I never learned. I'm a painter, I was a graffiti artist, and I painted all over the world. One day a guy told me "You should be a director." So he helped me, this guy was a photographer, and he helped me shoot my first movie. I never wanted to be a director. I came into this industry by the little door, so I never learned anything, I never went to school. Actors will tell you I'm very precise. I just have the intuition of doing things. People say that I have a sixth sense of action. I think it's much more improvisation and intuition. I'm structuring a lot and working a lot, but I don't learn anything from anybody. They say, yeah, you come form Luc Besson. No. The story is not so easy.
What's the story then?
He proposed that I work on The Professional 20 years ago as a second unit director, and I never did. I told him, what for? I didn't know how to do it. I don't want to do something if I don't know how to do it. After this we didn't meet each other for a long time. He bought my first movie, but he just bought it, and for 10 years we didn't work together. One day he called me because they were working on Hitman, and the director was young, so he asked it I could direct the second unit and especially the action sequences. It was fun for me. I did it, everyone liked it. So it began like this.

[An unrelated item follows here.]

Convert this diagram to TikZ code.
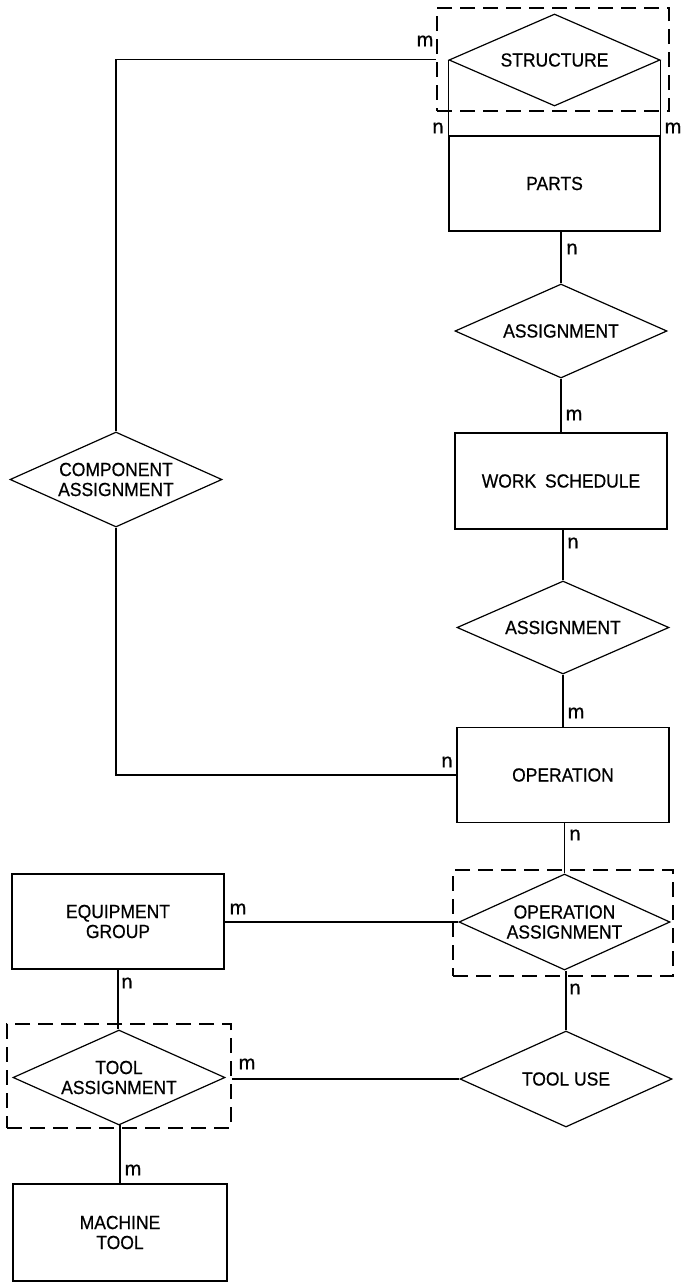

Was Colombiana in fact developed from a Professional sequel?
It's not a Professional sequel. There is the Professional sequel, it's called Matilda, Luc or I will direct it one day. Colombiana is very close, but a lot of stories are very close. He wrote the story, not because he couldn't do Matilda, which is the real Professional sequel--
Which he will do some day?
Some day, sure. Today it is hard. Everything is not really easy. I would like to. It's the only sequel I would like to do.
Even though this is a sequel?
Taken, I didn't want to do the sequel. After Transporter 3 I didn't want to make another sequel. Especially Taken-- what's the point? I saw the movie, and it was something on its own. After Colombiana he proposed it to me again, and I read the script. Working with Liam-- it wasn't a dream, but you don't have a chance to work with such actors many times when you're in France. So I agreed. When I read the script, I agreed because I found a lot of things to do. At first I didn't find a challenge because the script wasn't very interesting, so they changed everything, they rewrote everything.
What were the changes to the plot?
In the beginning, for example, there was a huge action fight in Los Angeles. It didn't have any meaning, because it was after the driving lessons, they went to a diner and a couple of guys were passing by, had problems with the car, they didn't want to make a report. then he kicked the asses of all those guys. i told everybody, why? When he's in his own town, he's a normal guy, he doesn't want to fight. He shuts his mouth just like everybody. I thought it was a mistake to put it there, because then it's just another action movie, and every 5 minutes we absolutely have to have another fight. I think maybe the best thing is not to do it. OK, some people will say the beginning is boring. Fine. Most of the other people would say the contrary.
It's not really the same structure as Taken. We really decided to have nothing in the opening 15 minutes, just to have his family. We didn't know Maggie, we didn't know Famke. In the first one we only saw Maggie hysterical in the beginning and drugged in the end. Famke it was ever worst, because she was the posh, rich girl in the beginning, who cares about the daughter but she cares more about her money. We restructured everything and created the story of Maggie. "What did you see? You've been raped, you've seen girls killed. Two years ago the experience you had was so cruel and so bad that, sure, you'll be impacted two years later." We recreate fall of this, even in the ned, the one -to-one fight was not like this. I really believed strongly in the danger of the main character at the end is the best way to push the audience to the last last gasp. We changed many, many things. It's just your job as a writer.